In between the Dionysian intensities of the Britten and Shostakovich, Zander offered a kind of Apollonian mediation, Beethoven’s Fourth Piano Concerto, with its short slow middle movement in which peace, the power of music, subdues the forces of aggression. Liszt is said to have compared it to Orpheus calming the wild beasts; Zander compared it to Saddam Hussein handing over his powers to Gandhi. He got the orchestra to play with plenty of "attitude" — implacable in contrast to pianist John O’Conor’s touching tenderness.
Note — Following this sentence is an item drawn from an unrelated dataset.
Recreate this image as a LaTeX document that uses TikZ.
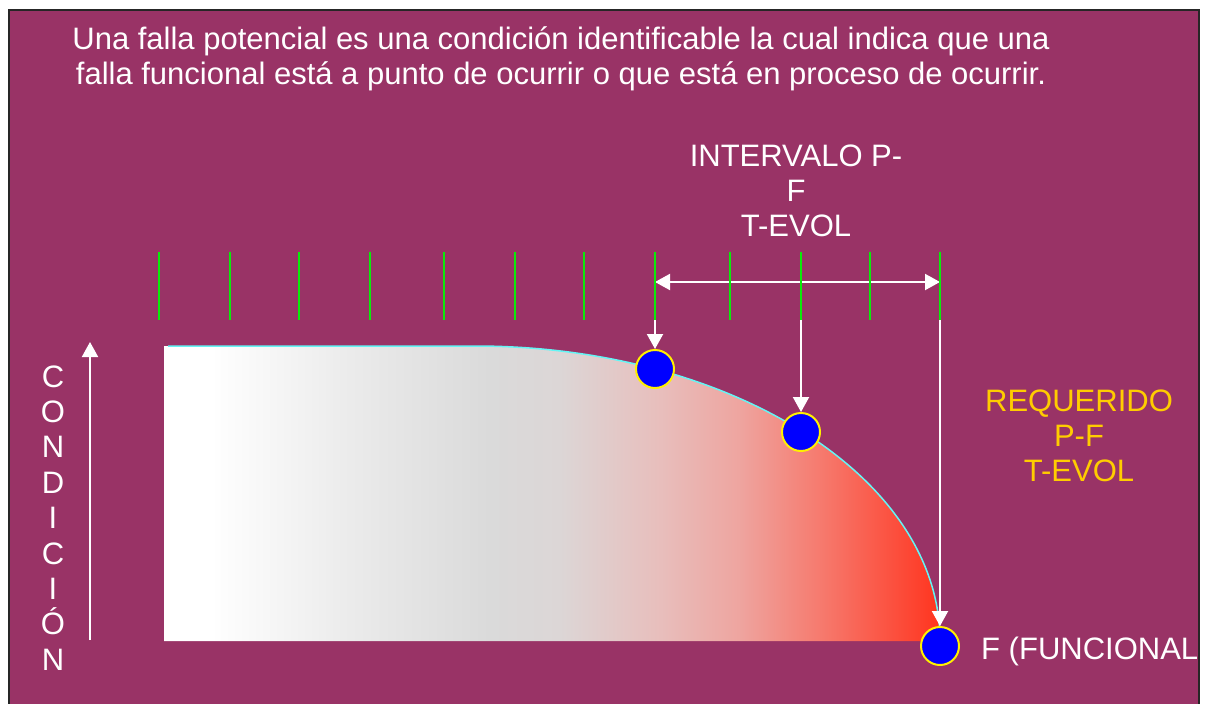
\documentclass[tikz,border=0pt]{standalone}
\usepackage{fontspec}
\setmainfont{Liberation Sans}
\usepackage{tikz}
\usetikzlibrary{arrows.meta}
\definecolor{corFondo}{RGB}{153, 51, 102}
\definecolor{corVerde}{RGB}{10, 235, 10}
\definecolor{corCian}{RGB}{100, 245, 245}
\definecolor{corOuro}{RGB}{255, 204, 0}
\definecolor{corAzul}{RGB}{0, 0, 255}
\definecolor{corAmarela}{RGB}{255, 240, 0}
\definecolor{grad1}{RGB}{235, 235, 235}
\definecolor{grad2}{RGB}{218, 218, 218}
\definecolor{grad3}{RGB}{220, 214, 214}
\definecolor{grad4}{RGB}{232, 190, 188}
\definecolor{grad5}{RGB}{238, 165, 160}
\definecolor{grad6}{RGB}{246, 122, 110}
\definecolor{grad7}{RGB}{252, 76, 58}
\definecolor{grad8}{RGB}{255, 52, 30}
\pgfdeclarehorizontalshading{degradeCond}{100bp}{color(0bp)=(white); color(25bp)=(white);
  color(28bp)=(white); color(37bp)=(grad1); color(46bp)=(grad2); color(50.5bp)=(grad3);
  color(57bp)=(grad4); color(62bp)=(grad5); color(67.3bp)=(grad6); color(72.4bp)=(grad7);
  color(75bp)=(grad8); color(100bp)=(grad8)}

\begin{document}
\begin{tikzpicture}[
    x=1pt, y=-1pt,
    punto/.style={circle, draw=corAmarela, fill=corAzul, line width=2pt, minimum size=38pt, inner sep=0pt},
    flecha/.style={draw=white, line width=2pt, -{Triangle[width=16pt, length=15pt]}},
    flechaDoble/.style={draw=white, line width=2pt, {Triangle[width=16pt, length=15pt]}-{Triangle[width=16pt, length=15pt]}},
    marca/.style={draw=corVerde, line width=2.3pt},
    texto/.style={text=white, inner sep=0pt, align=center, font=\fontsize{31}{35}\selectfont}
]
\useasboundingbox (0,0) rectangle (1210,704);
\fill[corFondo] (9,10) rectangle (1199,720);
\begin{scope}
\clip (9,10) rectangle (1199,720);

\node[texto] (titulo) at (561,59) {Una falla potencial es una condición identificable la cual indica que una\\falla funcional está a punto de ocurrir o que está en proceso de ocurrir.};

% zona de condicion
\shade[shading=degradeCond] (164,346) -- (475,346) .. controls (731.8,346) and (940,478.1) .. (940,641) -- (164,641) -- cycle;
\draw[corCian, line width=1.5pt] (168,346) -- (475,346) .. controls (731.8,346) and (940,478.1) .. (940,641);

% eje vertical
\coordinate (ejeA) at (90,640);
\coordinate (ejeB) at (90,342);
\draw[flecha] (ejeA) -- (ejeB);
\foreach \l [count=\i from 0] in {C,O,N,D,I,C,I,Ó,N}
    \node[texto, anchor=base] (letra\i) at (53,{387+35.4*\i}) {\l};

\node[punto] (pA) at (655,369) {};
\node[punto] (pB) at (801,432) {};
\node[punto] (pF) at (940,646) {};

\coordinate (iniA) at (655,266);
\coordinate (iniB) at (801,320);
\coordinate (iniF) at (940,266);
\coordinate (intIzq) at (655,282);
\coordinate (intDer) at (940,282);

\draw[flecha] (iniA) -- (pA);
\draw[flecha] (iniB) -- (pB);
\draw[flecha] (iniF) -- (pF);
\draw[flechaDoble] (intIzq) -- (intDer);

\foreach \x in {159,230,299,370,444,515,584,655,730,801,870,940}
    \draw[marca] (\x,252) -- (\x,320);

\node[texto] (intervalo) at (796,191) {INTERVALO P-\\F\\T-EVOL};
\node[texto, text=corOuro] (requerido) at (1079,436) {REQUERIDO\\P-F\\T-EVOL};
\node[texto, anchor=base west] (funcional) at (981,659) {F (FUNCIONAL)};
\end{scope}
\draw[black!85, line width=2pt] (9,10) rectangle (1199,720);
\end{tikzpicture}
\end{document}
I’ve always admired O’Conor’s playing, and it was good to have him back in Boston. He makes a lovely, sometimes even radiant sound. And he clearly understands the music. The teasing exchanges between the keyboard and the orchestra in the finale were a particular delight. But in the first movement, some of the runs didn’t "sound" consistently, and technical slip-ups are hard to get away with in this concerto. As has often been my experience with O’Conor, he’s good enough to make me want even more, but that extra leap from the excellent into the profound rarely occurs. We should be grateful for the excellence, yet we come so close to something so much better that its absence is frustrating. Still, the entire concert, with the orchestra at its very best and some remarkably timely issues — was profoundly satisfying.